Book Note: Fakes, Forgeries, and Fictions (Tony Burke, ed.)
/Professor Burke's newest edited volume came my way today: Fakes, Forgeries, and Fictions: Writing Ancient and Modern Christian Apocrypha. It represents the proceedings from the 2015 York University Christian Apocrypha Symposium.
The book collects excellent papers from Bart Erhman, Periluigi Piovanelli, Stanley Porter, Brent Landau, Scott Brown, Pamela Mullins Reaves, Gregory Peter Fewster, Anne Moore, Timothy Pettipiece, Brandon Hawk, Tony Burke, Bradley Rice, Eric M. Vanden Eykel, Caroline Schroeder, James McGrath, Mark Goodacre, and Janet Spittler.
The articles address questions that have long dogged scholars. Are apocryphal Christian texts fakes or forgeries? Were they intentionally written to deceive Christians? Do they contain facts or fictions? Why were they composed?
The answers in this volume are as varied as the stories themselves, from intentional fakes meant to deceive like the fragment known as the Gospel of Jesus' Wife, to honest attempts to capture ongoing religious revelation like the Revelation of the Magi.

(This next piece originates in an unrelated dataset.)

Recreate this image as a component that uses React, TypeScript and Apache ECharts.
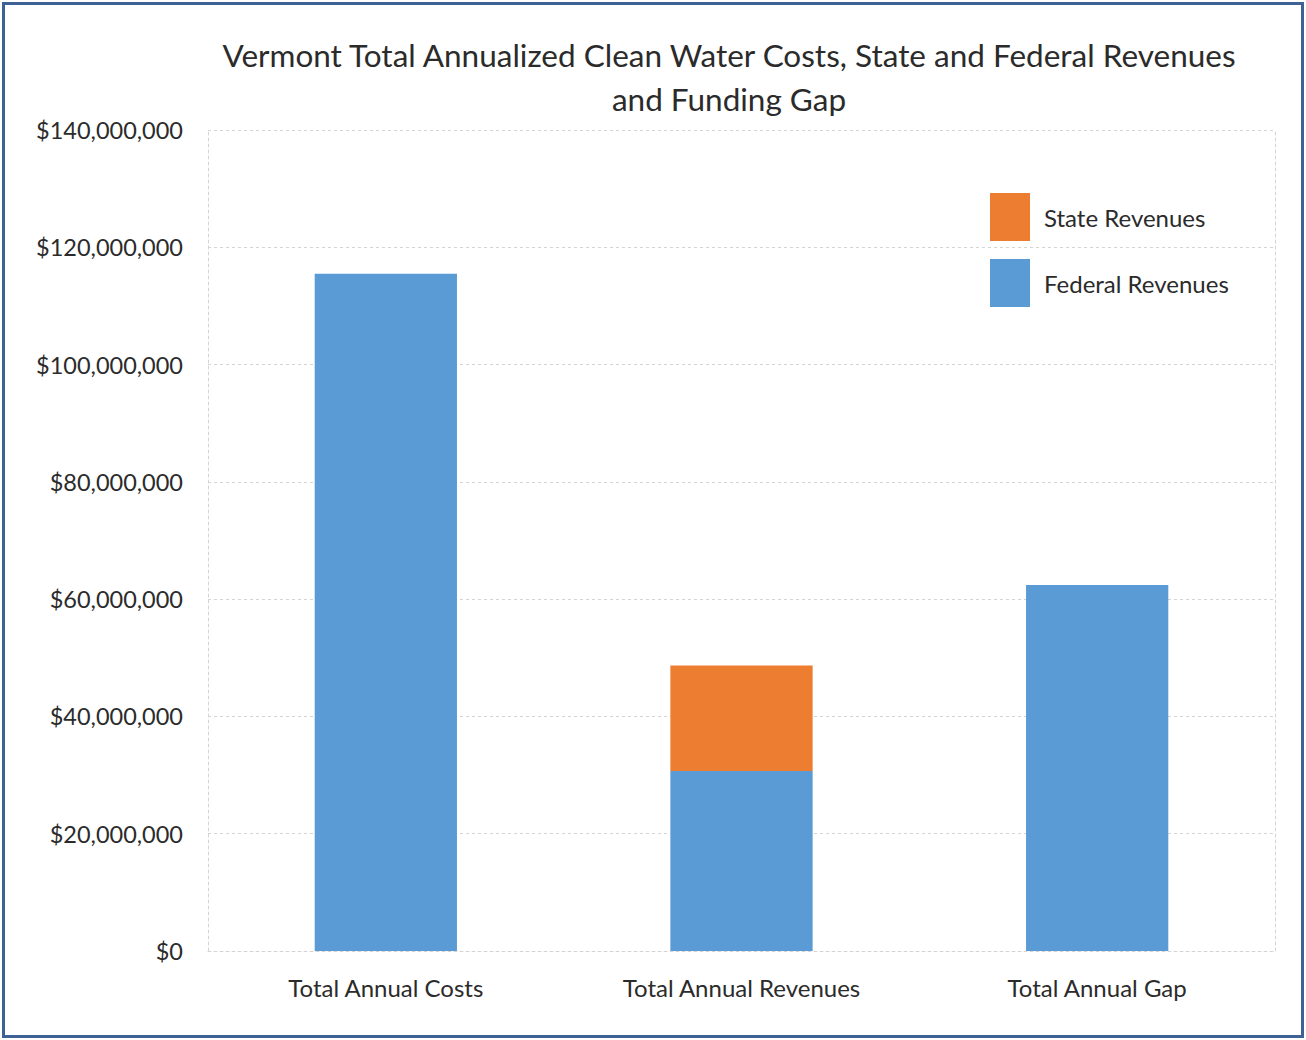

Texts covered include Acts of Paul, Apocalypse of Paul, Revelation of the Magi, Secret Gospel of Mark, Letter of Peter to Philip, apocryphal Corinthians, Secret Book of John, Gospel of Pseudo-Matthew, Life of Saint Issa, Gospel of Jesus' Wife, and miscellaneous early Christian papyri.
I think that this volume is a valuable contribution to how we understand authorship of ancient Christian texts, whether we define them as fakes or the real deal.